Membership Inference Attack with Partial Features
Xurun Wang, Guangrui Liu, Xinjie Li, Haoyu He, Lin Yao, Zhongyun Hua, Weizhe Zhang
TL;DR
This work introduces Partial Feature Membership Inference (PFMI), a pragmatic threat model where an attacker only observes a subset of features and must decide if that subset was part of the training data. It proposes MRAD, a two-stage attack that first reconstructs missing features using memory-guided optimization and then applies anomaly detection to assess distributional conformity, applicable in both white-box and black-box settings. Empirical results across image and tabular datasets show that MRAD achieves meaningful performance even with substantial feature missingness (e.g., AUC around 0.75 on STL-10 with 60% missing) and remains effective under zeroth-order gradient estimation. The findings highlight notable privacy risks from partial information and emphasize the need for defenses that protect high-importance features and account for partial-data leakage.
Abstract
Machine learning models are vulnerable to membership inference attack, which can be used to determine whether a given sample appears in the training data.

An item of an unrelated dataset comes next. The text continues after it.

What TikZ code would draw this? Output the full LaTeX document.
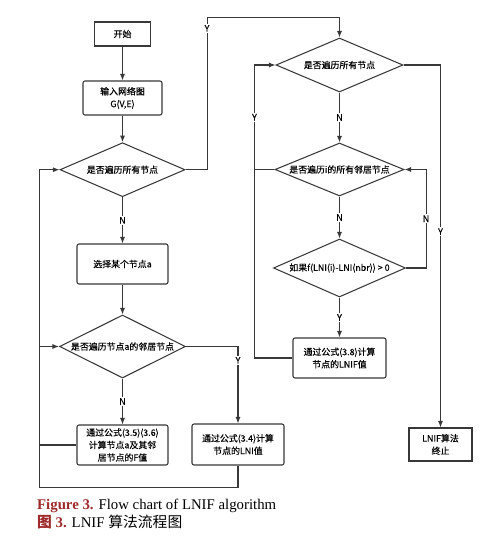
\documentclass[tikz,border=0pt]{standalone}
\usepackage{fontspec}
\setmainfont{Liberation Serif}
\newfontfamily\cjk[FakeBold=0.4]{Noto Sans CJK SC}
\newfontfamily\cjkleg{Noto Sans CJK SC}
\usetikzlibrary{shapes.geometric,arrows.meta}
\definecolor{gris}{HTML}{383838}
\definecolor{rouge}{HTML}{9E2A2B}

\begin{document}
\begin{tikzpicture}[x=1pt, y=-1pt]
\tikzset{texte/.style={font=\cjk\fontsize{8.9}{12.5}\selectfont, text=black},
boite/.style={draw=gris, line width=1.05pt, rounded corners=2pt, align=center, inner sep=1pt, texte},
losange/.style={draw=gris, line width=1.05pt, diamond, aspect=2, inner sep=0pt},
ligne/.style={draw=gris, line width=1.05pt},
fleche/.style={ligne, -{Latex[length=6.5pt, width=5pt]}},
rep/.style={fill=white, inner sep=1pt, texte}}
\useasboundingbox (0, 0) rectangle (502, 545);
% colonne de gauche
\node[boite, sharp corners, minimum width=56pt, minimum height=24pt] (B1) at (122.5, 34) {开始};
\node[boite, minimum width=79pt, minimum height=34pt] (B2) at (122.5, 98) {输入网络图\\G(V,E)};
\node[losange, minimum width=125pt, minimum height=54pt, label={[texte]center:是否遍历所有节点}] (D1) at (122.5, 169.7) {};
\node[boite, minimum width=91pt, minimum height=40pt] (B3) at (122.5, 264) {选择某个节点a};
\node[losange, minimum width=126pt, minimum height=63pt, label={[texte]center:是否遍历节点a的邻居节点}] (D2) at (122.5, 346.5) {};
\node[boite, minimum width=91pt, minimum height=40pt] (B4) at (122.5, 445) {通过公式(3.5)(3.6)\\计算节点a及其邻\\居节点的F值};
\node[boite, minimum width=92pt, minimum height=41pt] (B5) at (238, 444.5) {通过公式(3.4)计算\\节点的LNI值};
% colonne de droite
\node[losange, minimum width=127pt, minimum height=54pt, label={[texte]center:是否遍历所有节点}] (D3) at (339.5, 65) {};
\node[losange, minimum width=129pt, minimum height=53pt, label={[texte]center:是否遍历i的所有邻居节点}] (D4) at (339.5, 169.5) {};
\node[losange, minimum width=132pt, minimum height=58pt, label={[texte]center:如果f(LNI(i)-LNI(nbr)) > 0}] (D5) at (339.5, 268) {};
\node[boite, minimum width=93pt, minimum height=40pt] (B6) at (339.5, 358) {通过公式(3.8)计算\\节点的LNIF值};
\node[boite, sharp corners, minimum width=63pt, minimum height=33pt] (B7) at (440.5, 444.5) {LNIF算法\\终止};
% fleches
\draw[fleche] (B1) -- (B2);
\draw[fleche] (B2) -- (D1);
\draw[fleche] (D1) -- node[rep]{N} (B3);
\draw[fleche] (B3) -- (D2);
\draw[fleche] (D2) -- node[rep]{N} (B4);
\draw[fleche] (D2.east) -| node[rep, pos=0.59]{Y} (B5.north);
\draw[fleche] (B4.west) -- ++(-37, 0) |- (D2.west);
\draw[fleche] (B5.south) -- ++(0, 21.5) -- ++(-198.5, 0) |- (D1.west);
\draw[fleche] (D1.east) -- ++(21.5, 0) -- node[rep, pos=0.93]{Y} ++(0, -152) -| (D3.north);
\draw[fleche] (D3) -- node[rep]{N} (D4);
\draw[fleche] (D4) -- node[rep]{N} (D5);
\draw[fleche] (D5) -- node[rep]{Y} (B6);
\draw[fleche] (D3.east) -| node[rep, pos=0.73]{Y} (B7.north);
\draw[fleche] (D4.west) -- ++(-20, 0) |- node[rep, pos=0.25]{Y} (D3.west);
\draw[fleche] (D5.east) -- ++(20, 0) |- node[rep, pos=0.25]{N} (D4.east);
\draw[ligne] (B6.west) -- ++(-38, 0) |- (D4.west);
% legende
\node[anchor=base west, inner sep=0pt, font=\fontsize{14.8}{16}\selectfont] (L1) at (37, 509.5) {\textcolor{rouge}{\textbf{Figure 3.}} Flow chart of LNIF algorithm};
\node[anchor=base west, inner sep=0pt, font=\fontsize{14.8}{16}\selectfont] (L2) at (37, 527.5) {\textcolor{rouge}{{\cjkleg\bfseries 图} \textbf{3.}} LNIF {\cjkleg 算法流程图}};
\end{tikzpicture}
\end{document}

Most existing methods assume the attacker has full access to the features of the target sample. This assumption, however, does not hold in many real-world scenarios where only partial features are available, thereby limiting the applicability of these methods. In this work, we introduce Partial Feature Membership Inference (PFMI), a scenario where the adversary observes only partial features of each sample and aims to infer whether this observed subset was present in the training set. To address this problem, we propose MRAD (Memory-guided Reconstruction and Anomaly Detection), a two-stage attack framework that works in both white-box and black-box settings. In the first stage, MRAD leverages the latent memory of the target model to reconstruct the unknown features of the sample. We observe that when the known features are absent from the training set, the reconstructed sample deviates significantly from the true data distribution. Consequently, in the second stage, we use anomaly detection algorithms to measure the deviation between the reconstructed sample and the training data distribution, thereby determining whether the known features belong to a member of the training set. Empirical results demonstrate that MRAD is effective across various datasets, and maintains compatibility with off-the-shelf anomaly detection techniques. For example, on STL-10, our attack exceeds an AUC of around 0.75 even with 60% of the missing features.